Launching Python Applications on Peta-scale Massively Parallel Systems
Yu Feng, BIDS Fellow
Summary: We introduce a method to launch Python applications at near-native speed on large high-performance computing systems. The Python run-time and other dependencies are bundled and delivered to computing nodes via a broadcast operation. The interpreter is instructed to use the local version of the files on the computing node, removing the shared file system as a bottleneck during application start-up. Our method can be added as a preamble to the traditional job script, improving the performance of user applications in a non-invasive way. Furthermore, our method allows us to implement a three-tier system for the supporting components of an application, reducing the overhead of runs during the development phase of an application. The method is used for applications on Cray XC30 and Cray XT systems up to full machine capability with an overhead typically less than two minutes. We expect the method to be portable to similar applications in Julia or R. We also hope the three-tier system for the supporting components provides some insight for the container based solutions for launching applications in a development environment. We provide the full source code of an implementation of the method here. Given that large-scale Python applications can be launched extremely efficiently on state-of-art super-computing systems, it is time for the high-performance computing community to seriously consider building complicated computational applications at large scale with Python.
A Whirlwind Tour of UC Berkeley’s Data Science Education Program
Cathryn Carson, BIDS Senior Fellow; Sam Lau, BIDS URAP Student; Chris Holdgraf, BIDS fellow; David Culler, BIDS Senior Fellow (in collaboration with Elaine Angelino, John DeNero, Ryan Lovett at UC Berkeley)

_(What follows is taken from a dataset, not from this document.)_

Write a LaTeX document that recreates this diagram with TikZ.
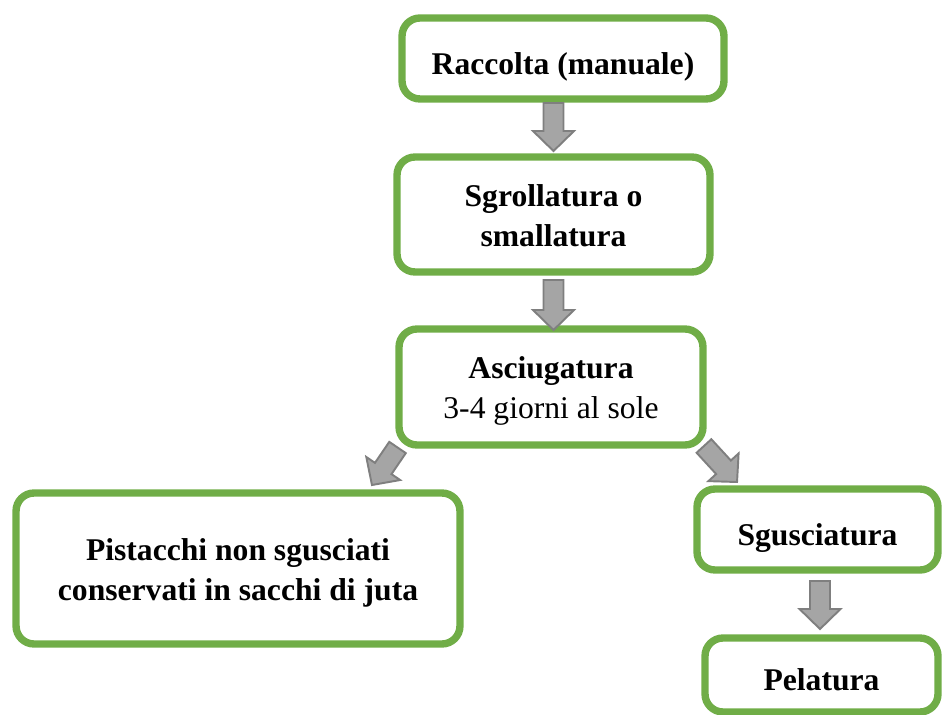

Summary: At the University of California, Berkeley, an exciting and new Data Science Education Program is running full-steam ahead. This presentation will provide an overview of the program, focusing on the Python-based Foundations of Data Science (DATA 8) course aimed at any and all freshmen. This material will be of interest to diverse folks thinking about data science education, using Jupyter notebooks in the classroom, and/or deploying and scaling JupyterHub. In this presentation, we’ll highlight student-facing content and provide an overview of our JupyterHub deployment. All these materials are publicly available on GitHub.